Every line of the material is to be quoted verbatim, minus the pictures.

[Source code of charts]
(begin)
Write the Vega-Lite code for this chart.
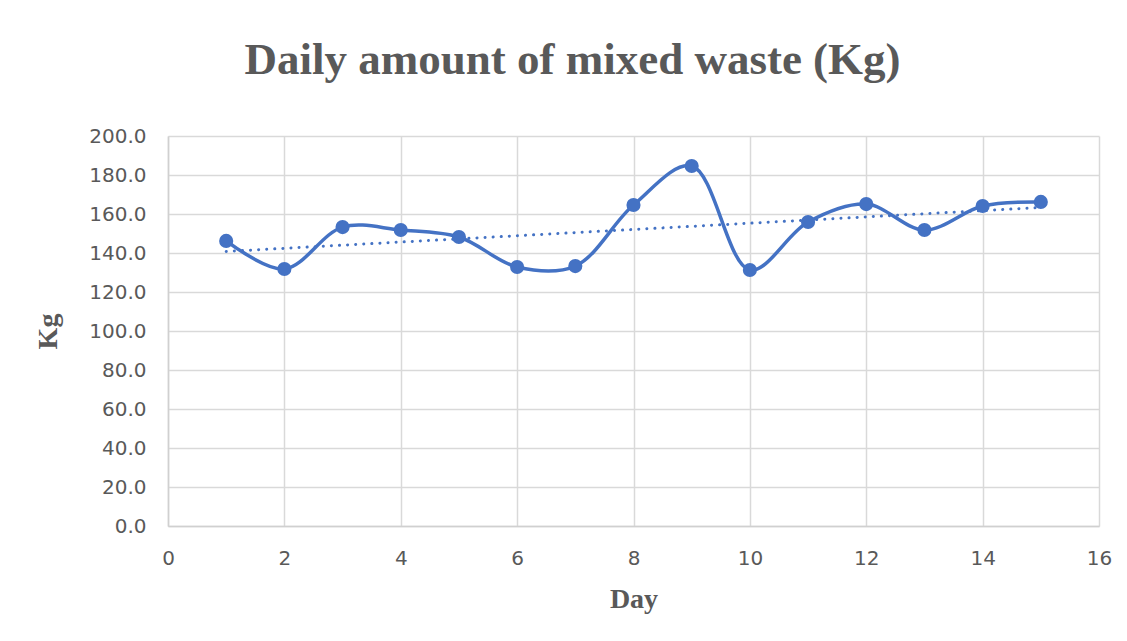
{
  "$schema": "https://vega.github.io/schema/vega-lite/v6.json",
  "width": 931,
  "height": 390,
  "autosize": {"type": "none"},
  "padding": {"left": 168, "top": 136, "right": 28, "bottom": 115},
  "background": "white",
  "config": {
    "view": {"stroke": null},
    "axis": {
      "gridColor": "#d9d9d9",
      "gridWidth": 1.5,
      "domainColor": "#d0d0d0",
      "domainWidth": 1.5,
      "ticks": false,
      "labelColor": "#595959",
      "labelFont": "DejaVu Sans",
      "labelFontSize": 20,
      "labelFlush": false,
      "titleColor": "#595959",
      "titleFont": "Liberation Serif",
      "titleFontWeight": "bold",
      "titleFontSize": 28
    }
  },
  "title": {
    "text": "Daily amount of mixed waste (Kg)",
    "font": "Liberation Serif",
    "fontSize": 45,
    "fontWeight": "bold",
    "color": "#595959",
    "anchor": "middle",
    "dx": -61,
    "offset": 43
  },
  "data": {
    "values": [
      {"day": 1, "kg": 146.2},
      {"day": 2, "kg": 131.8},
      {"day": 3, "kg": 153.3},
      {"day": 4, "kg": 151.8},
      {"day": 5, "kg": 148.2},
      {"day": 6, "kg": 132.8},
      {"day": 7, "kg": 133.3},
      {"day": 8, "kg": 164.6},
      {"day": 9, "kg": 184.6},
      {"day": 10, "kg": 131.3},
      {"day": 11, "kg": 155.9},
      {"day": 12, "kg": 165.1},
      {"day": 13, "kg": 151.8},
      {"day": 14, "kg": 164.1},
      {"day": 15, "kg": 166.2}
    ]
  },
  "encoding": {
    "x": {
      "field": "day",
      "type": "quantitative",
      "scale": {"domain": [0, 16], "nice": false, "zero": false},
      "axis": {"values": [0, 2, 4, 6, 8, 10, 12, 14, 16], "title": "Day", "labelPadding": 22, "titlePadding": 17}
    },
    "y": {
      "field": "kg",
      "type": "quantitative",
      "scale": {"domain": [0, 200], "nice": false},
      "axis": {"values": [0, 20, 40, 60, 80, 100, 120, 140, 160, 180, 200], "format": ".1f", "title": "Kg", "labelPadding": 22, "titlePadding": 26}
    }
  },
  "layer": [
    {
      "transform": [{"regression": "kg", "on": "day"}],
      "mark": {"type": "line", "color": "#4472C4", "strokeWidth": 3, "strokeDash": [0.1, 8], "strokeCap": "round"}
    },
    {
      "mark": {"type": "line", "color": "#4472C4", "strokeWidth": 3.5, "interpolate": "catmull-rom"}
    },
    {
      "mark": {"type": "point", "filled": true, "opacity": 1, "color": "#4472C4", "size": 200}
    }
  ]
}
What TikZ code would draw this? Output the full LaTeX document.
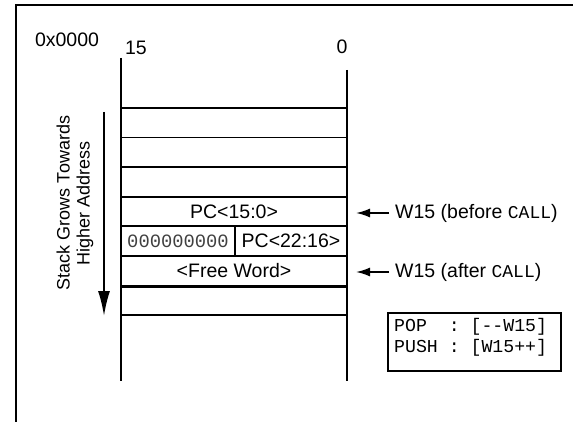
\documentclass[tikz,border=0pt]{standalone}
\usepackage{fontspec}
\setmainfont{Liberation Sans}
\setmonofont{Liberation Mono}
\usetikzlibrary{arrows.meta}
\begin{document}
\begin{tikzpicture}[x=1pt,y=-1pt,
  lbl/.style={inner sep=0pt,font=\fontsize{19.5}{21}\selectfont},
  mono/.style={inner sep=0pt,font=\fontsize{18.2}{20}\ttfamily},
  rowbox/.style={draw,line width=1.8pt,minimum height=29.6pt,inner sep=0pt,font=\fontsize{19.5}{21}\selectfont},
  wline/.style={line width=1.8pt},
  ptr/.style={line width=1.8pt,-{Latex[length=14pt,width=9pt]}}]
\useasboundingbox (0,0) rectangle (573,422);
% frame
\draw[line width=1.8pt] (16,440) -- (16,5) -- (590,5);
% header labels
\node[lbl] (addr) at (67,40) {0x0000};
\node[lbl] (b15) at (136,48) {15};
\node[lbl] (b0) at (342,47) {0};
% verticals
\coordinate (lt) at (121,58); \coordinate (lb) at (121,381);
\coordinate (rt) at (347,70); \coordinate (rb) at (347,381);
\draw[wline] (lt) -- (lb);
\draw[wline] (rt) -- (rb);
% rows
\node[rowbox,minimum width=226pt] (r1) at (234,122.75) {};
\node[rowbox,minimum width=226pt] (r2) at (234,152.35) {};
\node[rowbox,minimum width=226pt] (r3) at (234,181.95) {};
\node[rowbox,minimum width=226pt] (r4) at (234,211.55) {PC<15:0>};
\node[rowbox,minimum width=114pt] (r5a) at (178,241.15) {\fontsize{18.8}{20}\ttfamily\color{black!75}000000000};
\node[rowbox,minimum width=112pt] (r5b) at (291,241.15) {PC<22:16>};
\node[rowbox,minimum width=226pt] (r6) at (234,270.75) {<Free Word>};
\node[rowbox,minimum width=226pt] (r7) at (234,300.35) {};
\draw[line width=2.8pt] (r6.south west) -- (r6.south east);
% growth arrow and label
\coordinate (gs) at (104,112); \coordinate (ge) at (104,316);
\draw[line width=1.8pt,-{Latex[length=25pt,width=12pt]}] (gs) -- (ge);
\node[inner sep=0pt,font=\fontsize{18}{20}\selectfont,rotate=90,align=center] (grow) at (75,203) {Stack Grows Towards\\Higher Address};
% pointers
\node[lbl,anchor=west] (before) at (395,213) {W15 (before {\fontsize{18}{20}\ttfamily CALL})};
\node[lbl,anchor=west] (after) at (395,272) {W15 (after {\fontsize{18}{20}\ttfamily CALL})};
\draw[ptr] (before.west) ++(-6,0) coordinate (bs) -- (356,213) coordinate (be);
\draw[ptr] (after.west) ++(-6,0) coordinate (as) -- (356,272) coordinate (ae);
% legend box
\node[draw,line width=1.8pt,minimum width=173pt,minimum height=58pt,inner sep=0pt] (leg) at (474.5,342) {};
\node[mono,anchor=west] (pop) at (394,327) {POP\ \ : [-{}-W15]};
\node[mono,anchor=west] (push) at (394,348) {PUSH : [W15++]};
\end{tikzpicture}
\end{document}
(end)
OUTPUT OF THE EXERCISE =>
Write the Vega-Lite code for this chart.
{
  "$schema": "https://vega.github.io/schema/vega-lite/v6.json",
  "width": 931,
  "height": 390,
  "autosize": {"type": "none"},
  "padding": {"left": 168, "top": 136, "right": 28, "bottom": 115},
  "background": "white",
  "config": {
    "view": {"stroke": null},
    "axis": {
      "gridColor": "#d9d9d9",
      "gridWidth": 1.5,
      "domainColor": "#d0d0d0",
      "domainWidth": 1.5,
      "ticks": false,
      "labelColor": "#595959",
      "labelFont": "DejaVu Sans",
      "labelFontSize": 20,
      "labelFlush": false,
      "titleColor": "#595959",
      "titleFont": "Liberation Serif",
      "titleFontWeight": "bold",
      "titleFontSize": 28
    }
  },
  "title": {
    "text": "Daily amount of mixed waste (Kg)",
    "font": "Liberation Serif",
    "fontSize": 45,
    "fontWeight": "bold",
    "color": "#595959",
    "anchor": "middle",
    "dx": -61,
    "offset": 43
  },
  "data": {
    "values": [
      {"day": 1, "kg": 146.2},
      {"day": 2, "kg": 131.8},
      {"day": 3, "kg": 153.3},
      {"day": 4, "kg": 151.8},
      {"day": 5, "kg": 148.2},
      {"day": 6, "kg": 132.8},
      {"day": 7, "kg": 133.3},
      {"day": 8, "kg": 164.6},
      {"day": 9, "kg": 184.6},
      {"day": 10, "kg": 131.3},
      {"day": 11, "kg": 155.9},
      {"day": 12, "kg": 165.1},
      {"day": 13, "kg": 151.8},
      {"day": 14, "kg": 164.1},
      {"day": 15, "kg": 166.2}
    ]
  },
  "encoding": {
    "x": {
      "field": "day",
      "type": "quantitative",
      "scale": {"domain": [0, 16], "nice": false, "zero": false},
      "axis": {"values": [0, 2, 4, 6, 8, 10, 12, 14, 16], "title": "Day", "labelPadding": 22, "titlePadding": 17}
    },
    "y": {
      "field": "kg",
      "type": "quantitative",
      "scale": {"domain": [0, 200], "nice": false},
      "axis": {"values": [0, 20, 40, 60, 80, 100, 120, 140, 160, 180, 200], "format": ".1f", "title": "Kg", "labelPadding": 22, "titlePadding": 26}
    }
  },
  "layer": [
    {
      "transform": [{"regression": "kg", "on": "day"}],
      "mark": {"type": "line", "color": "#4472C4", "strokeWidth": 3, "strokeDash": [0.1, 8], "strokeCap": "round"}
    },
    {
      "mark": {"type": "line", "color": "#4472C4", "strokeWidth": 3.5, "interpolate": "catmull-rom"}
    },
    {
      "mark": {"type": "point", "filled": true, "opacity": 1, "color": "#4472C4", "size": 200}
    }
  ]
}
What TikZ code would draw this? Output the full LaTeX document.
\documentclass[tikz,border=0pt]{standalone}
\usepackage{fontspec}
\setmainfont{Liberation Sans}
\setmonofont{Liberation Mono}
\usetikzlibrary{arrows.meta}
\begin{document}
\begin{tikzpicture}[x=1pt,y=-1pt,
  lbl/.style={inner sep=0pt,font=\fontsize{19.5}{21}\selectfont},
  mono/.style={inner sep=0pt,font=\fontsize{18.2}{20}\ttfamily},
  rowbox/.style={draw,line width=1.8pt,minimum height=29.6pt,inner sep=0pt,font=\fontsize{19.5}{21}\selectfont},
  wline/.style={line width=1.8pt},
  ptr/.style={line width=1.8pt,-{Latex[length=14pt,width=9pt]}}]
\useasboundingbox (0,0) rectangle (573,422);
% frame
\draw[line width=1.8pt] (16,440) -- (16,5) -- (590,5);
% header labels
\node[lbl] (addr) at (67,40) {0x0000};
\node[lbl] (b15) at (136,48) {15};
\node[lbl] (b0) at (342,47) {0};
% verticals
\coordinate (lt) at (121,58); \coordinate (lb) at (121,381);
\coordinate (rt) at (347,70); \coordinate (rb) at (347,381);
\draw[wline] (lt) -- (lb);
\draw[wline] (rt) -- (rb);
% rows
\node[rowbox,minimum width=226pt] (r1) at (234,122.75) {};
\node[rowbox,minimum width=226pt] (r2) at (234,152.35) {};
\node[rowbox,minimum width=226pt] (r3) at (234,181.95) {};
\node[rowbox,minimum width=226pt] (r4) at (234,211.55) {PC<15:0>};
\node[rowbox,minimum width=114pt] (r5a) at (178,241.15) {\fontsize{18.8}{20}\ttfamily\color{black!75}000000000};
\node[rowbox,minimum width=112pt] (r5b) at (291,241.15) {PC<22:16>};
\node[rowbox,minimum width=226pt] (r6) at (234,270.75) {<Free Word>};
\node[rowbox,minimum width=226pt] (r7) at (234,300.35) {};
\draw[line width=2.8pt] (r6.south west) -- (r6.south east);
% growth arrow and label
\coordinate (gs) at (104,112); \coordinate (ge) at (104,316);
\draw[line width=1.8pt,-{Latex[length=25pt,width=12pt]}] (gs) -- (ge);
\node[inner sep=0pt,font=\fontsize{18}{20}\selectfont,rotate=90,align=center] (grow) at (75,203) {Stack Grows Towards\\Higher Address};
% pointers
\node[lbl,anchor=west] (before) at (395,213) {W15 (before {\fontsize{18}{20}\ttfamily CALL})};
\node[lbl,anchor=west] (after) at (395,272) {W15 (after {\fontsize{18}{20}\ttfamily CALL})};
\draw[ptr] (before.west) ++(-6,0) coordinate (bs) -- (356,213) coordinate (be);
\draw[ptr] (after.west) ++(-6,0) coordinate (as) -- (356,272) coordinate (ae);
% legend box
\node[draw,line width=1.8pt,minimum width=173pt,minimum height=58pt,inner sep=0pt] (leg) at (474.5,342) {};
\node[mono,anchor=west] (pop) at (394,327) {POP\ \ : [-{}-W15]};
\node[mono,anchor=west] (push) at (394,348) {PUSH : [W15++]};
\end{tikzpicture}
\end{document}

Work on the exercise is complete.